For many people being a Property Developer is a way of achieving financial freedom. It is the route to success. When you are at a party and you tell someone that you work in property or real estate they automatically associate it with making ‘big’ money, especially if you follow up the answer more specifically identifying yourself as a ‘Property Developer’. In most instances one feels the confidence of making the claim because they have a buy-to-let portfolio of 3 or more properties having refurbished a few of them and have possibly bolstered their fearlessness having signed up to a property education course.
For many SME developers that are starting out the temptation of beginning your career with a 100+ unit £10million scheme is too great to turn down. The numbers on the spreadsheet are exhilarating. Trying to chase down a giant whale of a deal before you have grasped the small intricacies of what it means to be a fully-fledged property developer. The truth is approximately one third of developers go bankrupt at some time or other. The time, effort and expertise that most successful developers have invested in their own career path cannot be emulated in 1, 2 or even 3 property deals. The most successful developers will admit that each deal is slightly different, and you learn something new on each one. So starting small and gradually doing larger and larger deals/projects allows one to get the basics right each time. This will save you time, effort and money in the long run.
If you are passionate about making a career out of anything it is usually advisable to start at the bottom and work your way up. This enables you to learn the fundamentals, doing the smaller more (seemingly) menial tasks before you are forced to make the ‘big’ life changing decisions.
A number of successful developers we have come across over the decades have had a background in property through careers as an Estate Agent, Land Surveyor, Contractor, Architect, Property Lawyer, Finance Broker etc. Having a background in one or more of these closely associated fields can be part of that solid foundation. Combining that with relevant experience working with/alongside active developers will expose you to the right frame of mind and skillsets required as you embark upon your career as a developer.
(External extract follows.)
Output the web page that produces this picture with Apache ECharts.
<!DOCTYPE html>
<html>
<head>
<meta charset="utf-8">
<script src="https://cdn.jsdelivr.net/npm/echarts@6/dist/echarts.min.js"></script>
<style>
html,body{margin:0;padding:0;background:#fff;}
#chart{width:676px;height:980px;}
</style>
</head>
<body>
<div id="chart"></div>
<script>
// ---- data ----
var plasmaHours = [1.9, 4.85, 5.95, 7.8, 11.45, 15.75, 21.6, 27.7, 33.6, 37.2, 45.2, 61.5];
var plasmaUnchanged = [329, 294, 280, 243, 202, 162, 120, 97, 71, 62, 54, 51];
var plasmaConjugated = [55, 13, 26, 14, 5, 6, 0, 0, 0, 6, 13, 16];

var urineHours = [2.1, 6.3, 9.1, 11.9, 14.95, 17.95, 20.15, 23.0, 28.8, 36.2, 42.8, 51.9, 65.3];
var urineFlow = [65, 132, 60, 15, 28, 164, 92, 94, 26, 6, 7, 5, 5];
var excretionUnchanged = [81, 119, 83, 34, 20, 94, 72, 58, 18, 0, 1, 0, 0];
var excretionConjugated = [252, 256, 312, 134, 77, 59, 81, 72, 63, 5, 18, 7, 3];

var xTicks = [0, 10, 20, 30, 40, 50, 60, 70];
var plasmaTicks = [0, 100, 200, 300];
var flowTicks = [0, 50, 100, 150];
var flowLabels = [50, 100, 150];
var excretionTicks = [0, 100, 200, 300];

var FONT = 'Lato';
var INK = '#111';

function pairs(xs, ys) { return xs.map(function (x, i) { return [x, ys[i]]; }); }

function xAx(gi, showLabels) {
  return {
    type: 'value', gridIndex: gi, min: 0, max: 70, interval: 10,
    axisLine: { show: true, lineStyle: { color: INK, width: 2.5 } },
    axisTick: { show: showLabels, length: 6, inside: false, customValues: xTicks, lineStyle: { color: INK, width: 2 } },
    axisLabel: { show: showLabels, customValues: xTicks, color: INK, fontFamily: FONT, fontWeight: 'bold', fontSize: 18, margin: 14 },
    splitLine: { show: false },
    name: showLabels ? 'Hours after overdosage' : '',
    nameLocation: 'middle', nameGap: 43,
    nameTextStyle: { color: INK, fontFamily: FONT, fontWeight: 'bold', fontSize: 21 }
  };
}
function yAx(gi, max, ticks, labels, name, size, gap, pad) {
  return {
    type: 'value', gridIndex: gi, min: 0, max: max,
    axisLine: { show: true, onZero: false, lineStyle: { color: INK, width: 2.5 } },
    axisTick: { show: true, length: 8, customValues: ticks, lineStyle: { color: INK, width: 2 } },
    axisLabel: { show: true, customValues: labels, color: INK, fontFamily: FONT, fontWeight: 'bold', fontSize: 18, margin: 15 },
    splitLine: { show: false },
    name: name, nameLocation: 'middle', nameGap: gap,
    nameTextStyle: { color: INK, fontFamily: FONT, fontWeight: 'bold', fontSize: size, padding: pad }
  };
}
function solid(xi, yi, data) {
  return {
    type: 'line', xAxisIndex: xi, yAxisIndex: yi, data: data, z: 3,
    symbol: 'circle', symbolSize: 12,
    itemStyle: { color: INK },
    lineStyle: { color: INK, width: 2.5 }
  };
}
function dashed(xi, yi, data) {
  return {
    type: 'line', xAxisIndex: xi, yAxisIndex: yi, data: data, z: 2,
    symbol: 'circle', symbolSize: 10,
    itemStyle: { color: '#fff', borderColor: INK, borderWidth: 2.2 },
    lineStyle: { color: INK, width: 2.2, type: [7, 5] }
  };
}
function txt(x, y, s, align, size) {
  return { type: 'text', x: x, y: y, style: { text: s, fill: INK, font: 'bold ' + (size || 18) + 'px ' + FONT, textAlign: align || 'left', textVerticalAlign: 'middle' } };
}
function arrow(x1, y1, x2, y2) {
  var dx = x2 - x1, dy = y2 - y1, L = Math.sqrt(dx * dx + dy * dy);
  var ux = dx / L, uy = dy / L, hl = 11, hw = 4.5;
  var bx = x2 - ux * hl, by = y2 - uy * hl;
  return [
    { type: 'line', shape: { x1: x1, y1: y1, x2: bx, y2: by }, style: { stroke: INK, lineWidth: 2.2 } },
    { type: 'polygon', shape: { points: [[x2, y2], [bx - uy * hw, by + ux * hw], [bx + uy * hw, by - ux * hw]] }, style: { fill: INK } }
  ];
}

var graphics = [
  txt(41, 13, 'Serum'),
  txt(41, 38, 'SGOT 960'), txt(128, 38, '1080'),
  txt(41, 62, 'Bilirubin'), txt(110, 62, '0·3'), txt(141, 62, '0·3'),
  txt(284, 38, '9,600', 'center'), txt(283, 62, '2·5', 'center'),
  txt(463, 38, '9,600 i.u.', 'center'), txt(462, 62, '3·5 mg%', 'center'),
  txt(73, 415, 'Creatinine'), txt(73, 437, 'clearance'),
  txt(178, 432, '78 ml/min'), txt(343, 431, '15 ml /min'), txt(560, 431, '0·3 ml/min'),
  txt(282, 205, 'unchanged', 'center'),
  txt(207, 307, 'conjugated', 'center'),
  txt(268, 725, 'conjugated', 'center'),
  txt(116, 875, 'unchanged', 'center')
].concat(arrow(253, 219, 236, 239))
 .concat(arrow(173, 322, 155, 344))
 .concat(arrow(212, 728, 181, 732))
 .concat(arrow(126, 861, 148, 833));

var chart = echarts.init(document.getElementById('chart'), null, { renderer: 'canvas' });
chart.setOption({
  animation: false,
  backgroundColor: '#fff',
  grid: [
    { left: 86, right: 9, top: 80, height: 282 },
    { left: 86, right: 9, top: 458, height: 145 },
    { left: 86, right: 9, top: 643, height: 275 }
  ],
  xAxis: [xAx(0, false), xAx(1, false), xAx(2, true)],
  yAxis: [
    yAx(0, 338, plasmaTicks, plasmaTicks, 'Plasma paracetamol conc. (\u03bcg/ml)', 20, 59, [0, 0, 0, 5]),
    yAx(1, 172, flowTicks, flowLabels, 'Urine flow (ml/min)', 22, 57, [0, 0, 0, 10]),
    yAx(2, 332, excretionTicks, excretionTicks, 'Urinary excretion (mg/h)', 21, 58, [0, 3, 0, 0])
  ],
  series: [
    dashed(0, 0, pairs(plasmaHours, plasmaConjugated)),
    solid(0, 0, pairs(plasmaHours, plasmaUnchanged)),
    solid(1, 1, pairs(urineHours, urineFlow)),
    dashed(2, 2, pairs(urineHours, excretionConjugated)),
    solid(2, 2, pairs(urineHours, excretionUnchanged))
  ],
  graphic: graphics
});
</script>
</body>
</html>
Of course, even with zero experience you can always build an experienced team around you. This will usually be expensive as you need to share more of the pie with your colleagues and partners incentivising them to get the best result at each stage over the duration of the project. If you are realistic and willing to share the pie in the early stages and especially if you do not have any previous relevant experience to draw upon, this is a very sensible tactic to achieve faster progression in this industry. Word of warning though, with this route, the importance of sharing trust is at an all-time high. In Property Development there are daily decisions, assumptions and conclusions to be reached. Ultimately you will be required to rely on other people at all times to make big business decisions for you as you will not know the difference between what is right and what is wrong.
From identifying a potential site, to securing it with a land owner, to establishing the optimum planning permission and then orchestrating the actual construction followed by arguably the most important part, the exit whether you decide to sell it or keep it and rent it out, the process can be stressful and fraught with complications as you juggle the numerous variables and personalities involved along the way.
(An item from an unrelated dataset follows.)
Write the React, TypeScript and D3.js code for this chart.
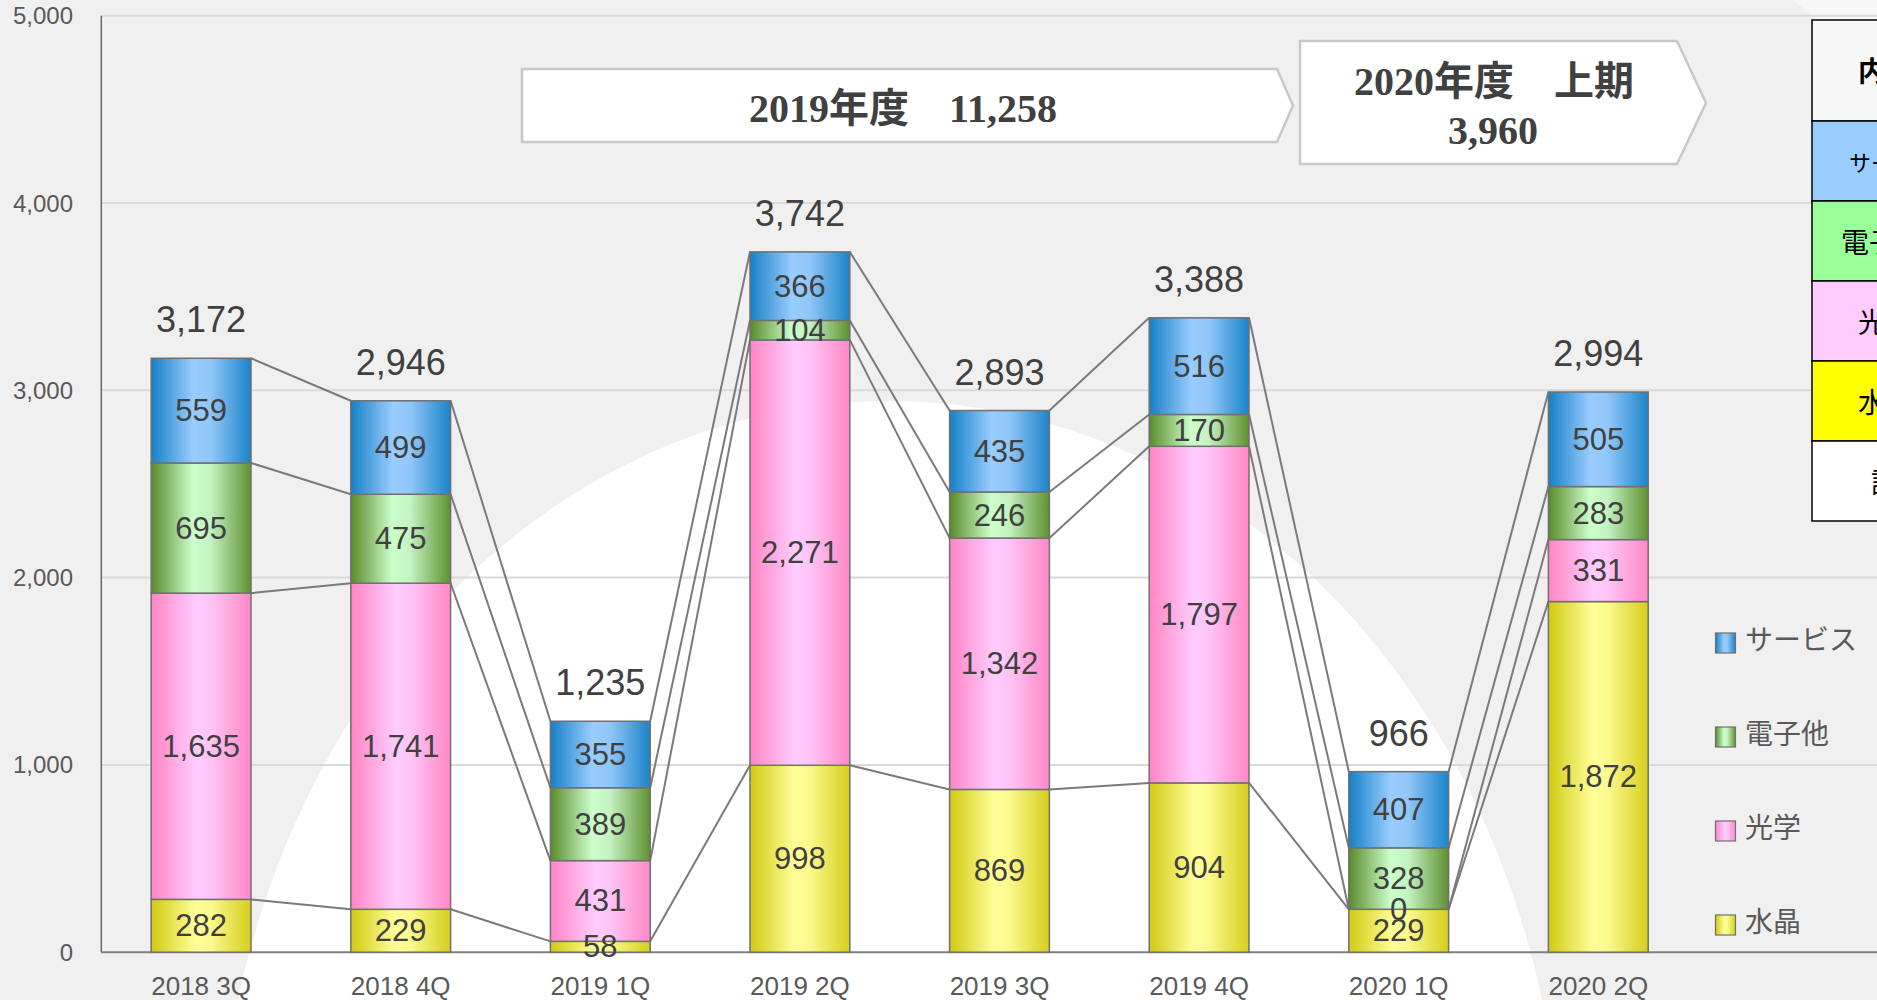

Underlying that whole process with lining up the correct and appropriate finance in conjunction is a tricky business. If you speak with enough honest successful developers, they will tell you they spent/wasted a lot of money in that journey along the way. Starting out small means the potential losses will be relatively microscopic rather than catastrophic.
Having said all this, I would encourage any developers that have invested the time doing smaller deals with GDVs closer to £1m and £2m to think slightly bigger and perhaps look at taking on a £3m maybe £4m or £6m projects. Once you have the foundations and experience, scaling up is a reasonable next step to take. If you are good at finding sites or have one that has fallen into your lap but need someone to help you unlock its real value, finding trustworthy established property professionals will be the key.
Overall, a shrewd and prudent approach should pay dividends in the long run. The Property business is commonly referred to as “a marathon, not a sprint”. If you are truly passionate about making it in the property industry as a property developer, the steady progression in most cases is the best way to grow.